The prayer calls, traditionally announced through minarets five times a day and often amplified with loudspeakers, have been a frequent target of right-wing ire, with some claiming they are an unnecessarily loud nuisance that echoes in Jewish towns and neighborhoods.

“We have no intention to harm freedom of religion but rather to prevent the harming of people’s sleep,” Jewish Home MK Moti Yogev, who sponsored the legislation, wrote on Twitter Sunday, after the measure passed.

But Joint (Arab) List leader MK Aymen Odeh slammed the legislation, calling it “another bill, in a series of populist bills, whose objective is to create an atmosphere of hate and incitement against the Arab population.”

His fellow party lawmaker Hanin Zoabi suggested that those who are bothered by the calls to prayer should find somewhere else to live.

Netanyahu had supported the bill to ban loudspeakers at mosques but opposed the Regulation Bill to legalize the illegal West Bank outpost Amona, a collection of trailer homes populated by a few dozen Israeli families on a scrubby hill east of Ramallah.

View of caravan homes at the Amona Jewish outpost in the West Bank, October 6, 2016. (FLASH90)
View of caravan homes at the Amona Jewish outpost in the West Bank, October 6, 2016. (FLASH90)

The High Court has ruled that the settlement was built on private Palestinian land and demanded it be evacuated and razed.

Netanyahu said pushing through the bill it would lead the High Court to reject the government’s appeal to stall the demolition of Amona by a further seven months.

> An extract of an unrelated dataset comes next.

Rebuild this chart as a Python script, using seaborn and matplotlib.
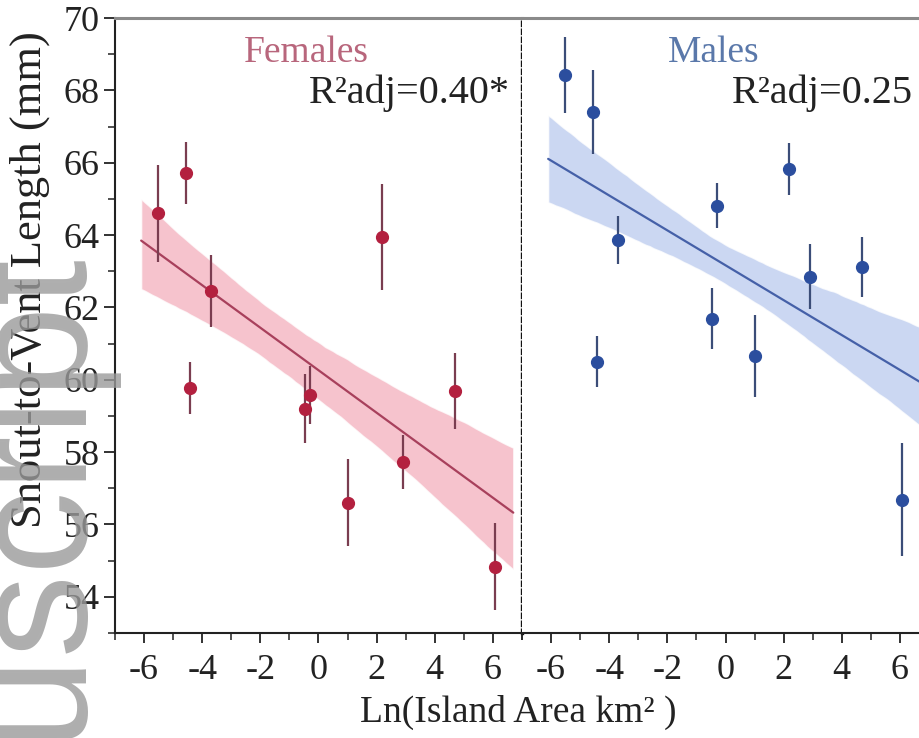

Netanyahu’s opposition, however, was outflanked by Justice Minister Ayelet Shaked and Education Minister Naftali Bennett of the Jewish Home party, who brought the bill to a vote.

The right-wing lawmakers feared that any further delay in passing the bill would leave insufficient time to push the legislation through the Knesset before December 25, the date set by the Supreme Court for the demolition of Amona.

The outpost, founded in 1995, is home to about 40 families. It is the largest of about 100 unauthorized outposts — built without permission but generally tolerated by the government — that dot the West Bank. A partial evacuation a decade ago sparked violent clashes between residents and security forces and it is feared a new evacuation could trigger another showdown.

Regarding the bill to ban loudspeakers at mosques, Netanyahu on Sunday pointed to similar legislation in Europe, and said he was protecting “all walks of Israeli society, who are crying out about the suffering that is caused by excessive noise reaching them from prayer house announcements.”